If you guys are into this stuff, don't forget the earlier Gamasutra article:
http://www.gamasutra.com/features/20070223a/barton_01.shtml
Tons of stuff there, and I believe the author even has a book out on the topic. ;)
I well remember heading back up, ebullient, only to run into the shop keepers I'd ripped off on the way down who blocked me or killed me :)
Now if I only had a non-64 bit OS to play the game to try out that password. I guess asking the guy who designed it when I was a kid was probably out of the question. But 25 years later getting the answer is still pretty cool.
I think you're confusing rogue with nethack. No version of rogue I remember had corpses, shops or fake amulets. Nethack had/has all of those things.
I found your comment about an unknown person posting the source on forum very interesting. Did that happen after I left? I don't remember hearing anything about it before this. I have my suspicions about who it was and how they got it, though.
Perhaps I'm mis-remembering some of that between Nethack and rogue, but I thought it at least had corpses and you could get the special abilities by eating them? I'll have to go back and read some source....
The appearance of the source code happened some time after Jordan was manager of the games shell. Rumor was that he left something readable accidentally, someone copied the files, and they definately later posted the files one file at a time over several hours or days.

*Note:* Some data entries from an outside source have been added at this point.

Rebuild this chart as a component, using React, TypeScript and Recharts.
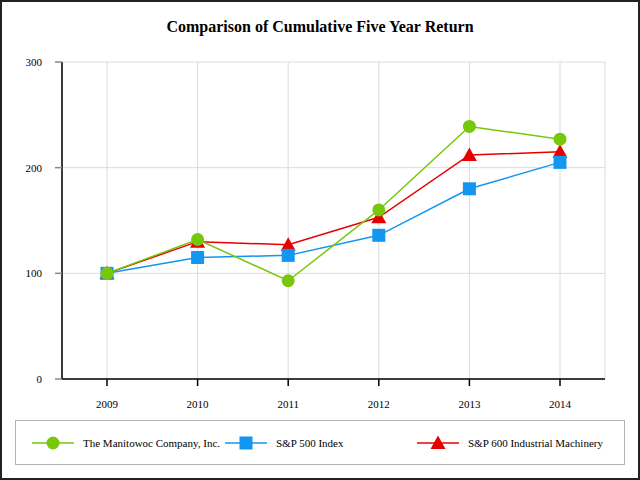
import { LineChart, Line, XAxis, YAxis, CartesianGrid } from "recharts";

const years = ["2009", "2010", "2011", "2012", "2013", "2014"];
const manitowoc = [100, 132, 93, 160, 239, 227];
const sp500 = [100, 115, 117, 136, 180, 205];
const sp600Machinery = [100, 130, 127, 153, 212, 215];
const yTicks = [0, 100, 200, 300];

const seriesInfo = [
  { key: "manitowoc", name: "The Manitowoc Company, Inc.", color: "#77C80A", shape: "circle" },
  { key: "sp500", name: "S&P 500 Index", color: "#1296F0", shape: "square" },
  { key: "sp600", name: "S&P 600 Industrial Machinery", color: "#E80000", shape: "triangle" },
];

// painting order in the reference: red under blue under green
const drawOrder = ["sp600", "sp500", "manitowoc"];

const chartData = years.map((year, i) => ({
  year,
  manitowoc: manitowoc[i],
  sp500: sp500[i],
  sp600: sp600Machinery[i],
}));

const FONT = "'Liberation Serif', 'Times New Roman', serif";

const Circle = (props: any) => {
  const { cx, cy, fill } = props;
  return <circle cx={cx} cy={cy} r={6.5} fill={fill} />;
};

const Square = (props: any) => {
  const { cx, cy, fill } = props;
  return <rect x={cx - 6.5} y={cy - 6.5} width={13} height={13} fill={fill} />;
};

const Triangle = (props: any) => {
  const { cx, cy, fill } = props;
  return <path d={`M${cx},${cy - 7.5} L${cx + 7.5},${cy + 6} L${cx - 7.5},${cy + 6} Z`} fill={fill} />;
};

const markers: Record<string, any> = { circle: Circle, square: Square, triangle: Triangle };

const LegendIcon = ({ shape, color }: { shape: string; color: string }) => {
  const M = markers[shape];
  return (
    <svg width={42} height={16} style={{ display: "block" }}>
      <line x1={0} y1={8} x2={42} y2={8} stroke={color} strokeWidth={1.5} />
      <M cx={21} cy={8} fill={color} />
    </svg>
  );
};

const legendLeft = [16, 209, 401];

export default function App() {
  return (
    <div
      style={{
        position: "absolute",
        left: 0,
        top: 0,
        width: 640,
        height: 480,
        boxSizing: "border-box",
        border: "2px solid #222",
        background: "#fff",
        fontFamily: FONT,
      }}
    >
      <div
        style={{
          position: "absolute",
          top: 16,
          left: 0,
          width: 636,
          textAlign: "center",
          fontWeight: "bold",
          fontSize: 16,
          color: "#000",
        }}
      >
        Comparison of Cumulative Five Year Return
      </div>
      <div style={{ position: "absolute", left: -2, top: -2 }}>
        <LineChart
          width={640}
          height={480}
          data={chartData}
          margin={{ top: 62, right: 35, left: 0, bottom: 71 }}
        >
          <CartesianGrid stroke="#dcdcdc" strokeWidth={1} />
          <XAxis
            dataKey="year"
            padding={{ left: 45, right: 45 }}
            stroke="#000"
            strokeWidth={1.5}
            tickSize={7}
            tickMargin={14}
            height={30}
            tick={{ fill: "#000", fontSize: 11, fontFamily: FONT }}
          />
          <YAxis
            domain={[0, 300]}
            ticks={yTicks}
            width={62}
            stroke="#000"
            strokeWidth={1.5}
            tickSize={7}
            tickMargin={13}
            tickLine={{ stroke: "#888" }}
            tick={{ fill: "#000", fontSize: 11, fontFamily: FONT }}
          />
          {drawOrder.map((k) => {
            const s = seriesInfo.find((x) => x.key === k)!;
            const M = markers[s.shape];
            return (
              <Line
                key={s.key}
                type="linear"
                dataKey={s.key}
                name={s.name}
                stroke={s.color}
                strokeWidth={1.5}
                dot={(p: any) => <M key={`${s.key}-${p.index}`} cx={p.cx} cy={p.cy} fill={s.color} />}
                activeDot={false}
                isAnimationActive={false}
              />
            );
          })}
        </LineChart>
      </div>
      <div
        style={{
          position: "absolute",
          left: 13,
          top: 418,
          width: 610,
          height: 45,
          boxSizing: "border-box",
          border: "1px solid #b4b4b4",
        }}
      >
        {seriesInfo.map((s, i) => (
          <div
            key={s.key}
            style={{
              position: "absolute",
              left: legendLeft[i],
              top: 14,
              display: "flex",
              alignItems: "center",
              fontSize: 11,
              color: "#000",
              whiteSpace: "nowrap",
            }}
          >
            <LegendIcon shape={s.shape} color={s.color} />
            <span style={{ marginLeft: 9 }}>{s.name}</span>
          </div>
        ))}
      </div>
    </div>
  );
}
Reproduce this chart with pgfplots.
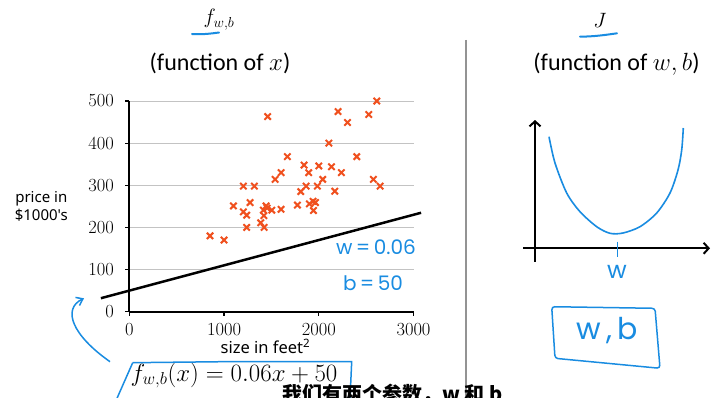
\documentclass[border=0pt]{standalone}
\usepackage{pgfplots}
\pgfplotsset{compat=1.18}
\usepackage{fontspec}
\usetikzlibrary{arrows.meta}
\newfontfamily\labelfont{Noto Sans}
\newfontfamily\titlefont{Carlito}
\newfontfamily\handfont{Poppins}
\newfontfamily\cjk{Noto Sans CJK SC}
\definecolor{pts}{RGB}{240,80,30}
\definecolor{hand}{RGB}{25,140,225}
\definecolor{gridc}{RGB}{195,195,195}
\begin{document}
\begin{tikzpicture}[x=1pt,y=1pt]
\fill[white] (0,0) rectangle (717,397);
\useasboundingbox (0,0) rectangle (717,397);
% ---------------- left: scatter + model ----------------
\begin{axis}[
  at={(129.3pt,85.3pt)}, anchor=south west,
  scale only axis, width=284.2pt, height=210.7pt,
  xmin=0, xmax=3000, ymin=0, ymax=500,
  axis x line*=bottom, axis y line*=left,
  axis line style={-, line width=2.2pt, black},
  xtick={0,1000,2000,3000}, ytick={0,100,...,500},
  ymajorgrids, grid style={gridc, line width=1pt},
  tick align=outside, major tick length=4pt,
  tick style={black, line width=1.2pt},
  /pgf/number format/assume math mode=true,
  /pgf/number format/1000 sep={},
  ticklabel style={font=\fontsize{18.5}{18.5}\selectfont},
  scaled x ticks=false,
  xticklabel style={yshift=-4pt},
  yticklabel style={xshift=-8pt},
  clip=false,
  xlabel={size in feet\textsuperscript{2}},
  xlabel style={font=\labelfont\fontsize{16.5}{17}\selectfont, at={(axis description cs:0.5,0)}, anchor=base, xshift=-6pt, yshift=-42pt},
  ylabel={price in\\\$1000's},
  ylabel style={rotate=-90, align=center, font=\labelfont\fontsize{15}{18}\selectfont, at={(axis description cs:0,0.5)}, anchor=center, xshift=-88pt, yshift=0pt},
]
\addplot[only marks, mark=x, mark size=4.5pt, mark options={line width=2pt, pts}] coordinates {
(852,180) (1000,170) (1099,251) (1204,298) (1204,237) (1239,229) (1239,200)
(1275,259) (1320,298) (1461,463) (1387,211) (1423,200) (1415,241) (1444,251)
(1455,246) (1504,241) (1602,243) (1539,314) (1602,330) (1669,368) (1775,253)
(1810,285) (1845,348) (1866,298) (1894,330) (1901,256) (1944,240) (1965,259)
(1986,298) (2000,346) (2042,314) (2106,400) (2134,344) (2169,286) (2239,330)
(2204,475) (2303,449) (2401,368) (2528,468) (2577,314) (2613,500) (2648,298)
(1420,228) (1940,262)
};
\addplot[black, line width=2.5pt] coordinates {(-300,32) (3080,234.8)};
\end{axis}
% ---------------- right: cost sketch ----------------
\begin{axis}[
  at={(523pt,135.3pt)}, anchor=south west,
  scale only axis, width=187pt, height=141.7pt,
  xmin=-12, xmax=175, ymin=-13.4, ymax=128.3,
  axis lines=middle,
  axis line style={line width=2.2pt, black, -{Straight Barb[length=5pt, width=11pt, line width=2pt]}},
  xtick=\empty, ytick=\empty, clip=false,
]
\addplot[hand, line width=1.6pt, smooth] coordinates {
(14,111.6) (20,85.3) (31.7,55.3) (45,36.6) (61.7,21.6) (75,15) (88,15.3)
(105,21.6) (121.7,35.3) (135,55.3) (143,78.3) (146.7,98.3) (148.3,120.3)
};
\addplot[hand, line width=1.6pt] coordinates {(82.3,6.6) (82.3,-8.4)};
\end{axis}
% ---------------- titles ----------------
\node[anchor=base, font=\fontsize{21}{21}\selectfont] at (219,373) {$f_{w,b}$};
\draw[hand, line width=2pt, line cap=round] (192,363) .. controls (200,362.3) and (210,363.2) .. (219,364.5);
\node[anchor=base, font=\fontsize{20}{20}\selectfont] at (600,369) {$J$};
\draw[hand, line width=2pt, line cap=round] (580,360.3) .. controls (595,360.5) and (605,362) .. (617,363.7);
\node[anchor=base, font=\titlefont\fontsize{24}{24}\selectfont] at (220,326) {(function of $x$)};
\node[anchor=base, font=\titlefont\fontsize{24}{24}\selectfont] at (616.5,326) {(function of $w,b$)};
\draw[gray!85, line width=1.8pt] (466,357) -- (466,0);
% ---------------- hand annotations ----------------
\node[hand, font=\handfont\fontsize{20}{20}\selectfont, anchor=base] at (376,143) {w\,=\,0.06};
\node[hand, font=\handfont\fontsize{20}{20}\selectfont, anchor=base] at (373,107) {b\,=\,50};
\node[hand, font=\handfont\fontsize{24}{24}\selectfont, anchor=base] at (617,119) {w};
\node[hand, font=\handfont\fontsize{30}{30}\selectfont, anchor=base] at (607,58) {w\,,\,b};
\draw[hand, line width=1.5pt, rounded corners=3pt] (551.7,90.3) -- (655,88.7) -- (660,28.7) -- (555,38.7) -- cycle;
\draw[hand, line width=1.5pt, -{Straight Barb[length=6pt, width=9pt]}] (110,35.3) .. controls (72,62) and (62,88) .. (84,98.7);
\node[anchor=base, font=\fontsize{23}{23}\selectfont] at (234,16) {$f_{w,b}(x) = 0.06x + 50$};
\draw[hand, line width=1.5pt] (132.7,34.3) -- (240,35.5) -- (351.7,35.3) -- (350,-2) ;
\draw[hand, line width=1.5pt] (132.7,34.3) -- (116.7,-2);
% ---------------- subtitle (cut off at the bottom edge, as in the reference) ----------------
\node[anchor=base west, font=\cjk\bfseries\fontsize{20}{20}\selectfont, inner sep=0pt] at (282,-4.5) {我们有两个参数，w 和 b};
\end{tikzpicture}
\end{document}
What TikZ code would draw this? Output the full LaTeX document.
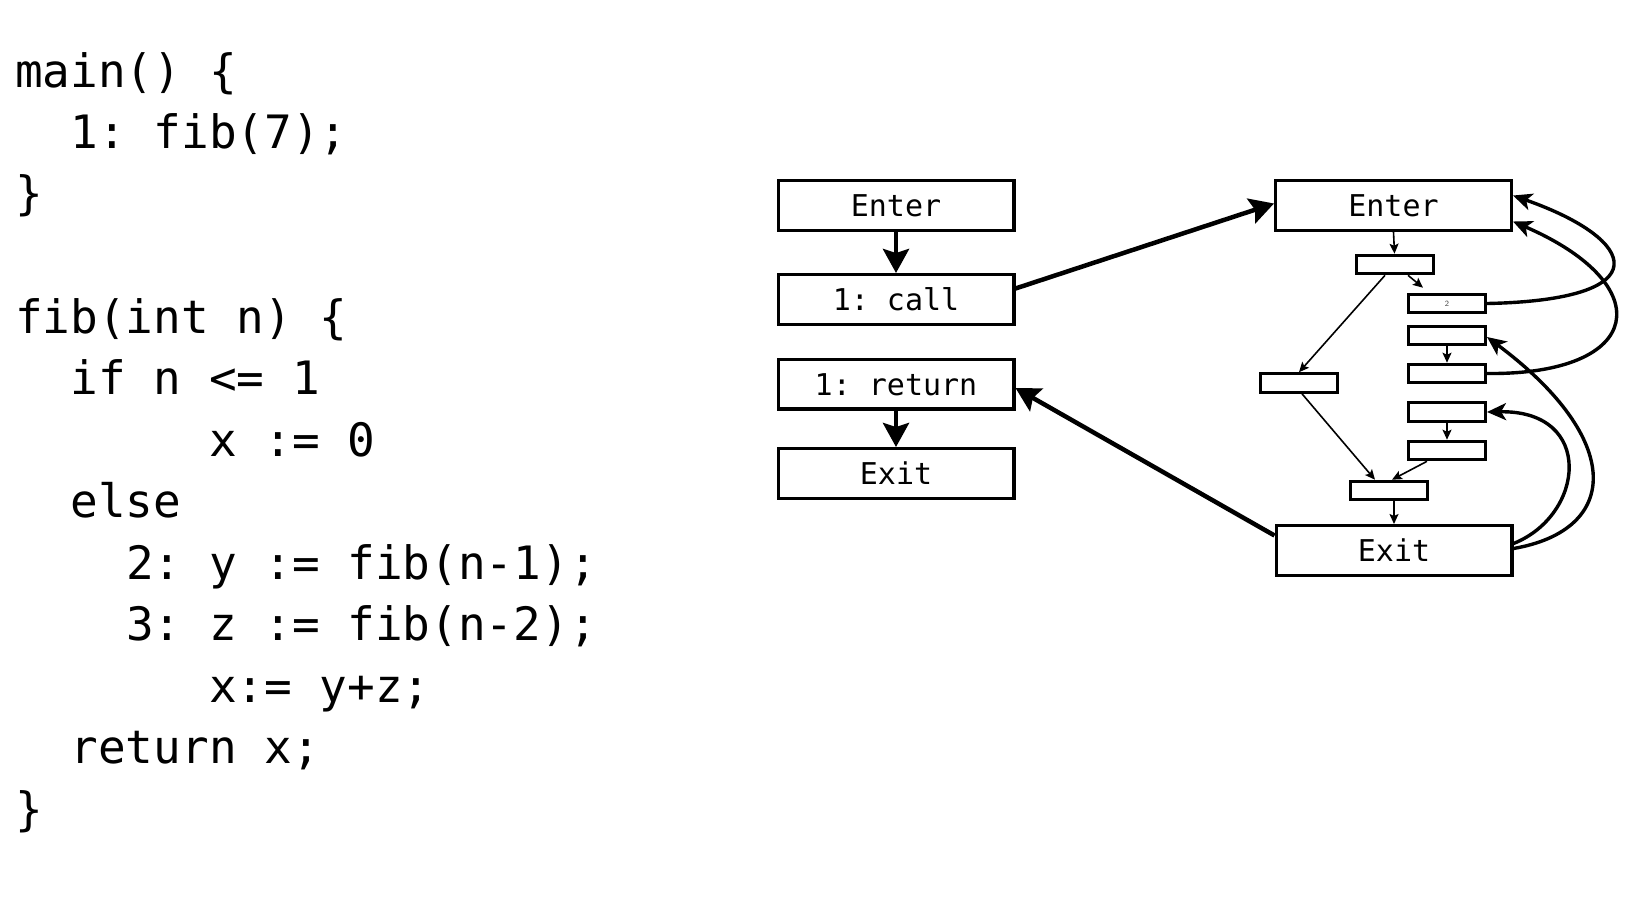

Word then leaked that the admins were looking for the rogue, er, Rogue games. So filenames were changed to something like 30.c, 31.c etc. Still later word was that accounts with excessive disk usage were being checked. Until someone figured out that only files owned by user were counted, and that core files were owned by some other group and were not counted...so naturally the core files were used to contain the renamed rogue files.
Shane, the source code could be ported. It's well written and you'd just have to redo (icky...) the TTY handling codes, and replace old UNIX calls like creat() with th modern version using open(). I think I still have my 1/2" tape lying around :)
And yes, rogue is totally playable!
That's possible, but probably would have been noticed unless the targeted terminal was left logged in and unattended at the time. I was thinking of something much more straightforward. At one time another student asked to borrow my terminal while I was using the games account. When he returned it, I checked the history and saw that it had been cleared. I asked him what he had been doing, but he wouldn't tell me. At the time, I thought he had probably squirrelled away a copy of a game somewhere so that he could play it at times when gsh wouldn't let him, but now I wonder.
I'll add my perspective on the whole rights issue. We never gave it any thought, at least I didn't. Rogue was not done for course credit, and we didn't ask anyone's permission to do it. And I certainly didn't put the copyright notices in the source files. I just (inappropriately) considered Rogue to be our property because it was our creation written on our own initiative on our own time. It belonged to the regents by virtue of having been written using their equipment. I assume the copyright notices got added once development moved to Berkeley, probably a policy for any source code that was included in BSD.
I stand by my conviction that piracy was an enormous impediment to Rogue's commercial success, although obviously there is never one single reason. Much of the target audience was already used to playing Rogue "for free" (really part of their tuition, actually) at college, and I think the idea of paying for the game seemed odd. I can hardly complain about this since we also got to develop the original version "for free" on UC's equipment.